Impact of Clinical Image Quality on Efficient Foundation Model Finetuning
This work addresses the practical challenge of variable image quality in medical imaging for clinicians, but it is incremental as it builds on existing foundation model methods.
The study investigated how clinical image quality affects the label-efficient finetuning of a prostate MRI foundation model, finding that mismatches in quality between finetuning and test sets reduce performance, with sufficient high-quality images needed to maintain gains, though label efficiency depends on quality distribution.

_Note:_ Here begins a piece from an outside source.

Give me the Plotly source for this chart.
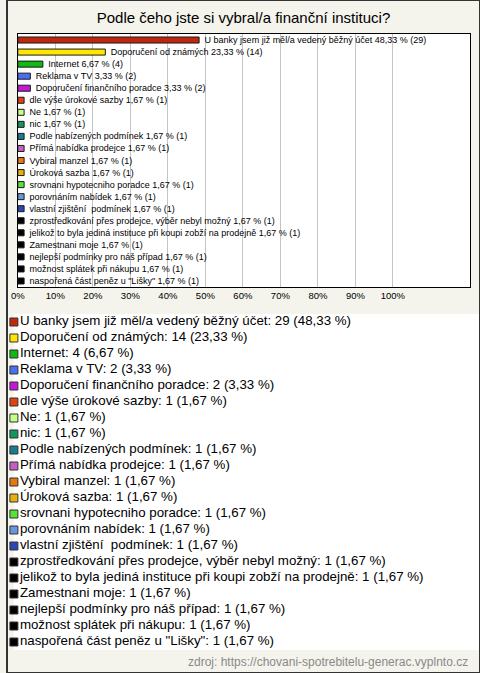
import plotly.graph_objects as go

W, H = 480, 673

categories = [
    "U banky jsem již měl/a vedený běžný účet",
    "Doporučení od známých",
    "Internet",
    "Reklama v TV",
    "Doporučení finančního poradce",
    "dle výše úrokové sazby",
    "Ne",
    "nic",
    "Podle nabízených podmínek",
    "Přímá nabídka prodejce",
    "Vybiral manzel",
    "Úroková sazba",
    "srovnani hypotecniho poradce",
    "porovnáním nabídek",
    "vlastní zjištění\u00a0 podmínek",
    "zprostředkování přes prodejce, výběr nebyl možný",
    "jelikož to byla jediná instituce při koupi zobží na prodejně",
    "Zamestnani moje",
    "nejlepší podmínky pro náš případ",
    "možnost splátek při nákupu",
    "naspořená část peněz u \"Lišky\"",
]
counts = [29, 14, 4, 2, 2, 1, 1, 1, 1, 1, 1, 1, 1, 1, 1, 1, 1, 1, 1, 1, 1]
percents = [48.33, 23.33, 6.67, 3.33, 3.33, 1.67, 1.67, 1.67, 1.67, 1.67, 1.67,
            1.67, 1.67, 1.67, 1.67, 1.67, 1.67, 1.67, 1.67, 1.67, 1.67]
colors = ["#c1260f", "#ffe600", "#12b812", "#4a70f2", "#c418d6", "#e2420f",
          "#c6ff88", "#12985f", "#1c7a90", "#c460c2", "#e5780f", "#e6b00c",
          "#58e436", "#6a96e0", "#2a48b2", "#000000", "#000000", "#000000",
          "#000000", "#000000", "#000000"]
x_ticks = list(range(0, 101, 10))
x_tick_labels = [f"{t}%" for t in x_ticks]
source = "zdroj: https://chovani-spotrebitelu-generac.vyplnto.cz"
title = "Podle čeho jste si vybral/a finanční instituci?"


def fmt(p):
    return f"{p:.2f}".replace(".", ",")


bar_text = [f"\u00a0{c} {fmt(p)} % ({n})" for c, p, n in zip(categories, percents, counts)]
legend_text = [f"{c}: {n} ({fmt(p)} %)" for c, p, n in zip(categories, percents, counts)]

FONT = "Liberation Sans, Arial, sans-serif"

fig = go.Figure()
fig.add_trace(go.Bar(
    x=percents, y=categories, orientation="h",
    marker=dict(color=colors, line=dict(color="#1a1a1a", width=1)),
    width=0.5,
    text=bar_text, textposition="outside", cliponaxis=False,
    constraintext="none",
    textfont=dict(family=FONT, size=9, color="#000"),
    hoverinfo="skip", xaxis="x", yaxis="y",
))

fig.add_trace(go.Scatter(
    x=[0] * len(categories), y=categories, mode="markers+text",
    marker=dict(symbol="square", size=8, color=colors,
                line=dict(color="#333", width=1)),
    text=legend_text, textposition="middle right",
    textfont=dict(family=FONT, size=13.3, color="#000"),
    hoverinfo="skip", xaxis="x2", yaxis="y2", cliponaxis=False,
))

plot_top, plot_bottom = 34, 287
plot_left, plot_right = 11, 470
leg_top, leg_bottom = 314, 650
n = len(categories)

fig.update_layout(
    width=W, height=H,
    margin=dict(l=0, r=0, t=0, b=0),
    paper_bgcolor="#f4f3ec", plot_bgcolor="#ffffff",
    showlegend=False,
    font=dict(family=FONT, color="#000"),
    title=dict(text=title, x=0.5, xanchor="center", xref="paper",
               y=1 - 18 / H, yanchor="middle", yref="container",
               font=dict(family=FONT, size=15, color="#000")),
    xaxis=dict(domain=[plot_left / W, plot_right / W], range=[0, 120.6],
               tickvals=x_ticks, ticktext=x_tick_labels,
               tickfont=dict(family=FONT, size=9.5, color="#000"),
               showgrid=True, gridcolor="#c4c4c4", gridwidth=1,
               zeroline=False, showline=True, linecolor="#000", linewidth=1,
               mirror=True, ticks="", fixedrange=True, anchor="y"),
    yaxis=dict(domain=[1 - plot_bottom / H, 1 - plot_top / H],
               categoryorder="array", categoryarray=categories,
               range=[n - 0.5, -0.5], showticklabels=False, showgrid=False,
               zeroline=False, showline=True, linecolor="#000", linewidth=1,
               mirror=True, ticks="", anchor="x"),
    xaxis2=dict(domain=[7 / W, 1], range=[0, 1], visible=False, anchor="y2"),
    yaxis2=dict(domain=[1 - leg_bottom / H, 1 - leg_top / H],
                categoryorder="array", categoryarray=categories,
                range=[n - 0.5, -0.5], visible=False, anchor="x2"),
    bargap=0.5,
    shapes=[dict(type="rect", xref="paper", yref="paper", x0=0, x1=1, y0=0, y1=1,
                 line=dict(color="#333", width=2), fillcolor="rgba(0,0,0,0)")],
    annotations=[dict(text=source, xref="paper", yref="paper",
                      x=470 / W, y=1 - 662 / H, xanchor="right", yanchor="middle",
                      showarrow=False,
                      font=dict(family=FONT, size=12, color="#8a8a8a"))],
)

fig.write_html("out.html",
               config={"displayModeBar": False, "staticPlot": True},
               post_script="document.body.style.margin='0';"
                           "document.body.style.overflow='hidden';")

Foundation models in medical imaging have shown promising label efficiency, achieving high performance on downstream tasks using only a fraction of the annotated data otherwise required. In this study, we evaluate this potential in the context of prostate multiparametric MRI using ProFound, a recently developed domain-specific vision foundation model pretrained on large-scale prostate MRI datasets. We investigate the impact of variable image quality on the label-efficient finetuning, by quantifying the generalisability of the finetuned models. We conduct a comprehensive set of experiments by systematically varying the ratios of high- and low-quality images in the finetuning and evaluation sets. Our findings indicate that image quality distribution and its finetune-and-test mismatch significantly affect model performance. In particular: a) Varying the ratio of high- to low-quality images between finetuning and test sets leads to notable differences in downstream performance; and b) The presence of sufficient high-quality images in the finetuning set is critical for maintaining strong performance, whilst the importance of matched finetuning and testing distribution varies between different downstream tasks, such as automated radiology reporting and prostate cancer detection. Importantly, experimental results also show that, although finetuning requires significantly less labeled data compared to training from scratch when the quality ratio is consistent, this label efficiency is not independent of the image quality distribution. For example, we show cases that, without sufficient high-quality images in finetuning, finetuned models may fail to outperform those without pretraining.